This is a follow-up question regarding Knuth's one formulation of the concept of an algorithm here. I am asking it here because I do not have enough reputation to post a comment to that question. To make my question self-contained, here it goes.
Knuth introduces the following formulation which "restrict the notion of algorithm so that only elementary operations are involved", (copied from the above mentioned question):
Let $A$ be a finite set of letters. Let $A^*$ be the set of all strings in $A$ (the set of all ordered sequences $x_1$ $x_2$ ... $x_n$ where $n \ge 0$ and $x_j$ is in $A$ for $1 \le j \le n$). The idea is to encode the states of the computation so that they are represented by strings of $A^*$ . Now let $N$ be a non-negative integer and Q (the state) be the set of all $(\sigma, j)$, where $\sigma$ is in $A^*$ and j is an integer $0 \le j \le N$; let $I$ (the input) be the subset of Q with $j=0$ and let $\Omega$ (the output) be the subset with $j = N$. If $\theta$ and $\sigma$ are strings in $A^*$, we say that $\theta$ occurs in $\sigma$ if $\sigma$ has the form $\alpha \theta \omega$ for strings $\alpha$ and $\omega$. To complete our definition, let $f$ be a function of the following type, defined by the strings $\theta_j$, $\phi_j$ and the integers $a_j$, $b_j$ for $0 \le j \le N$:
- $f((\sigma, j)) = (\sigma, a_j)$ if $\theta_j$ does not occur in $\sigma$
- $f((\sigma, j)) = (\alpha \phi_j \omega, b_j)$ if $\alpha$ is the shortest possible string for which $\sigma = \alpha \theta_j \omega$
- $f((\sigma,N)) = (\sigma, N)$
He describes this formulation as effective and powerful.
My questions are:
What is the purpose of $\alpha$ being the "shortest possible string for which $\sigma = \alpha \theta_j \omega$?
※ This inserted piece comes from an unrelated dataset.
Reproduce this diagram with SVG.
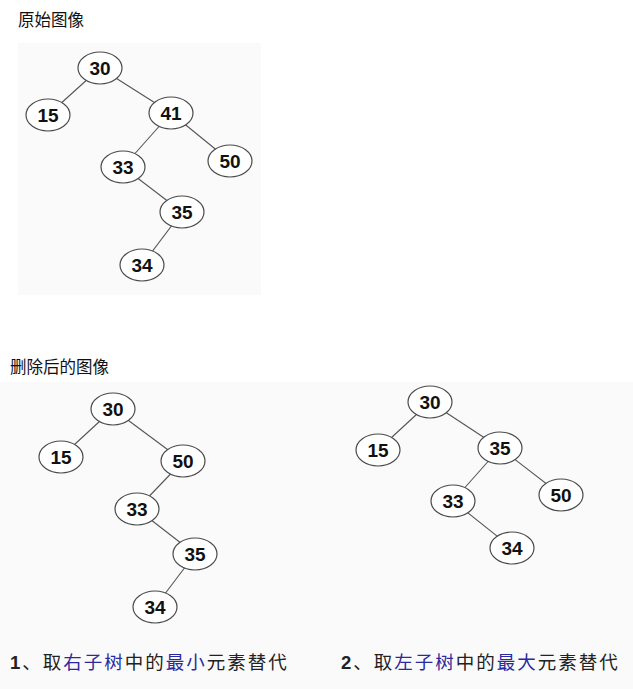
<svg xmlns="http://www.w3.org/2000/svg" width="633" height="689" viewBox="0 0 633 689">
<style>
.bg{fill:#fafafa}
.e{fill:#ffffff;stroke:#4a4a4a;stroke-width:1.2}
.n{font-family:"Liberation Sans",Arial,sans-serif;font-weight:bold;font-size:19px;fill:#111;text-anchor:middle;dominant-baseline:central}
.c line{stroke:#555;stroke-width:1.1}
.h{font-family:"Noto Sans CJK SC","Noto Sans",sans-serif;font-size:16.5px;fill:#111}
.cap{font-family:"Liberation Sans","Noto Sans CJK SC",sans-serif;font-size:18.5px;fill:#222;letter-spacing:2px}
.num{font-weight:bold}
.b{fill:#2a2aa0}
</style>
<rect width="633" height="689" fill="#ffffff"/>
<rect class="bg" x="18" y="43" width="243" height="252"/>
<rect class="bg" x="0" y="382" width="633" height="307"/>
<text class="h" x="18" y="26">原始图像</text>
<text class="h" x="10" y="373">删除后的图像</text>

<g id="connectors" class="c">
<line x1="100" y1="68" x2="48" y2="115"/>
<line x1="100" y1="68" x2="171" y2="113"/>
<line x1="171" y1="113" x2="123" y2="167"/>
<line x1="171" y1="113" x2="230" y2="161"/>
<line x1="123" y1="167" x2="182" y2="212"/>
<line x1="182" y1="212" x2="142" y2="265"/>

<line x1="113" y1="409" x2="61" y2="457"/>
<line x1="113" y1="409" x2="183" y2="461"/>
<line x1="183" y1="461" x2="137" y2="509"/>
<line x1="137" y1="509" x2="195" y2="554"/>
<line x1="195" y1="554" x2="155" y2="607"/>

<line x1="430" y1="402" x2="378" y2="450"/>
<line x1="430" y1="402" x2="500" y2="448"/>
<line x1="500" y1="448" x2="453" y2="501"/>
<line x1="500" y1="448" x2="561" y2="495"/>
<line x1="453" y1="501" x2="512" y2="548"/>
</g>

<g id="t1-30"><ellipse class="e" cx="100" cy="68" rx="22" ry="16"/><text class="n" x="100" y="68">30</text></g>
<g id="t1-15"><ellipse class="e" cx="48" cy="115" rx="22" ry="16"/><text class="n" x="48" y="115">15</text></g>
<g id="t1-41"><ellipse class="e" cx="171" cy="113" rx="22" ry="16"/><text class="n" x="171" y="113">41</text></g>
<g id="t1-50"><ellipse class="e" cx="230" cy="161" rx="22" ry="16"/><text class="n" x="230" y="161">50</text></g>
<g id="t1-33"><ellipse class="e" cx="123" cy="167" rx="22" ry="16"/><text class="n" x="123" y="167">33</text></g>
<g id="t1-35"><ellipse class="e" cx="182" cy="212" rx="22" ry="16"/><text class="n" x="182" y="212">35</text></g>
<g id="t1-34"><ellipse class="e" cx="142" cy="265" rx="22" ry="16"/><text class="n" x="142" y="265">34</text></g>

<g id="t2-30"><ellipse class="e" cx="113" cy="409" rx="22" ry="16"/><text class="n" x="113" y="409">30</text></g>
<g id="t2-15"><ellipse class="e" cx="61" cy="457" rx="22" ry="16"/><text class="n" x="61" y="457">15</text></g>
<g id="t2-50"><ellipse class="e" cx="183" cy="461" rx="22" ry="16"/><text class="n" x="183" y="461">50</text></g>
<g id="t2-33"><ellipse class="e" cx="137" cy="509" rx="22" ry="16"/><text class="n" x="137" y="509">33</text></g>
<g id="t2-35"><ellipse class="e" cx="195" cy="554" rx="22" ry="16"/><text class="n" x="195" y="554">35</text></g>
<g id="t2-34"><ellipse class="e" cx="155" cy="607" rx="22" ry="16"/><text class="n" x="155" y="607">34</text></g>

<g id="t3-30"><ellipse class="e" cx="430" cy="402" rx="22" ry="16"/><text class="n" x="430" y="402">30</text></g>
<g id="t3-15"><ellipse class="e" cx="378" cy="450" rx="22" ry="16"/><text class="n" x="378" y="450">15</text></g>
<g id="t3-35"><ellipse class="e" cx="500" cy="448" rx="22" ry="16"/><text class="n" x="500" y="448">35</text></g>
<g id="t3-50"><ellipse class="e" cx="561" cy="495" rx="22" ry="16"/><text class="n" x="561" y="495">50</text></g>
<g id="t3-33"><ellipse class="e" cx="453" cy="501" rx="22" ry="16"/><text class="n" x="453" y="501">33</text></g>
<g id="t3-34"><ellipse class="e" cx="512" cy="548" rx="22" ry="16"/><text class="n" x="512" y="548">34</text></g>

<text class="cap" x="10" y="669"><tspan class="num">1</tspan>、取<tspan class="b">右子树</tspan>中的<tspan class="b">最小</tspan>元素替代</text>
<text class="cap" x="341" y="669"><tspan class="num">2</tspan>、取<tspan class="b">左子树</tspan>中的<tspan class="b">最大</tspan>元素替代</text>
</svg>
Why is it so powerful? For example, if we are doing repeated multiplication (say compute $x^{10}$ given some $x \in I$), the string replacement values $\phi_j$ have to be predefined without knowing the value of $x$; but it seems that $\phi_j$ would have to depend on the specific value of $x$. So how does it really work?
Clearly I am missing something. Any help would be appreciated!